Toujours dans l’esprit de cette citation de Mandela mais sur un autre plan, il y a cette même lueur de bonté, de sensibilité, de grandeur et d’espoir, chez ces jeunes élèves, garçons et filles des lycée et collège du petit centre de Nouakchott qui ont quitté, ensemble, leurs salles de classes à chaudes larmes, afin de se rendre chez une des leurs, décédée le 8 Février dernier, lors d’un accident de circulation entre Rosso et Nouakchott. Choqués par leur comportement, les parents ont fini par prendre le même chemin, pour partager et exprimer leur sympathie à la famille de la défunte. Les cours ont été perturbés pendant une semaine. C’est la Mauritanie d’hier, la belle, l’adorable, écornée par le système.

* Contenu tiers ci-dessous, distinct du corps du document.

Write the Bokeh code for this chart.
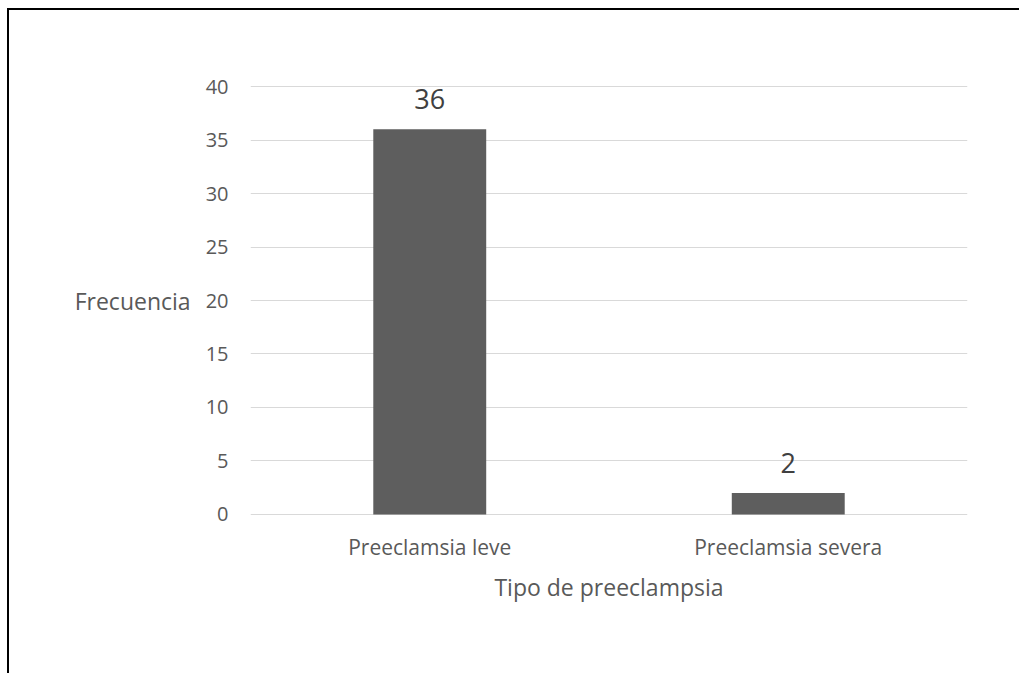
from bokeh.plotting import figure
from bokeh.models import ColumnDataSource, Range1d, FixedTicker
from bokeh.core.properties import value
from bokeh.embed import file_html
from bokeh.resources import INLINE

# Data
categories = ["Preeclamsia leve", "Preeclamsia severa"]
frequencies = [36, 2]
y_ticks = [0, 5, 10, 15, 20, 25, 30, 35, 40]

FONT = "Open Sans"
TEXT_COLOR = "#595959"
BAR_COLOR = "#5e5e5e"
GRID_COLOR = "#d9d9d9"

source = ColumnDataSource(data=dict(
    cat=categories,
    freq=frequencies,
    label=[str(v) for v in frequencies],
))

p = figure(
    x_range=categories,
    y_range=Range1d(-0.1, 40.1),
    width=1019, height=673,
    output_backend="svg",
    toolbar_location=None,
    min_border_left=250, min_border_right=52,
    min_border_top=85, min_border_bottom=158,
    background_fill_color="white",
    border_fill_color=None,
)
p.outline_line_color = None
# page frame: black rule along the top and down the left side;
# pinned to the corner so the page itself never scrolls
p.styles = {
    "position": "absolute",
    "top": "0px",
    "left": "0px",
    "background": (
        "linear-gradient(#000, #000) 7px 8px / 2px 100% no-repeat, "
        "linear-gradient(#000, #000) 7px 8px / 100% 2px no-repeat, #fff"
    ),
}

p.vbar(x="cat", top="freq", width=0.315, source=source,
       fill_color=BAR_COLOR, line_color=None)

p.text(x="cat", y="freq", text="label", source=source,
       text_align="center", text_baseline="alphabetic", y_offset=-30,
       text_font=value(FONT), text_font_size="27px", text_color="#404040")

# Y axis
p.yaxis.ticker = FixedTicker(ticks=y_ticks)
p.yaxis.axis_line_color = None
p.yaxis.major_tick_line_color = None
p.yaxis.minor_tick_line_color = None
p.yaxis.major_label_text_font = FONT
p.yaxis.major_label_text_font_size = "20px"
p.yaxis.major_label_text_color = TEXT_COLOR
p.yaxis.major_label_standoff = 16
p.yaxis.axis_label = "Frecuencia"
p.yaxis.axis_label_orientation = "horizontal"
p.yaxis.axis_label_text_font = FONT
p.yaxis.axis_label_text_font_style = "normal"
p.yaxis.axis_label_text_font_size = "23px"
p.yaxis.axis_label_text_color = TEXT_COLOR
p.yaxis.axis_label_standoff = 12

# X axis
p.xaxis.axis_line_color = None
p.xaxis.major_tick_line_color = None
p.xaxis.minor_tick_line_color = None
p.xaxis.major_label_text_font = FONT
p.xaxis.major_label_text_font_size = "21px"
p.xaxis.major_label_text_color = TEXT_COLOR
p.xaxis.major_label_standoff = 11
p.xaxis.axis_label = "Tipo de preeclampsia"
p.xaxis.axis_label_text_font = FONT
p.xaxis.axis_label_text_font_style = "normal"
p.xaxis.axis_label_text_font_size = "23px"
p.xaxis.axis_label_text_color = TEXT_COLOR
p.xaxis.axis_label_standoff = 7

# Grid
p.xgrid.grid_line_color = None
p.ygrid.grid_line_color = GRID_COLOR
p.ygrid.grid_line_width = 1

open("out.html", "w").write(file_html(p, INLINE))
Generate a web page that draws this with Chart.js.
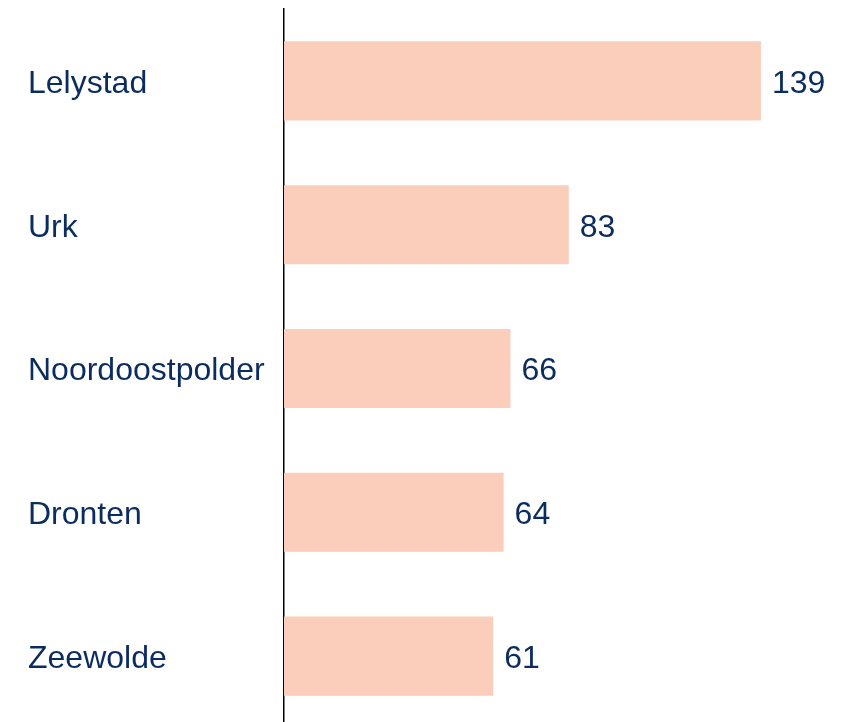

Un mot de remerciements à tous ceux qui se sont mobilisés, à travers le Monde, pour la libération d’ould Slahi, toujours en prison, malgré la décision d’un juge de le libérer et l’absence de preuves contre lui aux USA ,au Canada, en Mauritanie, en Allemagne. Peut-être que ceux qui l’ont exfiltré bénéficient de solides appuis auprès des lobbies capables d’influencer l’administration américaine. La reconnaissance va également à l’endroit de tous ceux qui nous ont entourés d’affection et de chaleur humaine, pendant les exactions, particulièrement aux aimables geôliers qui étaient en contact direct avec nous.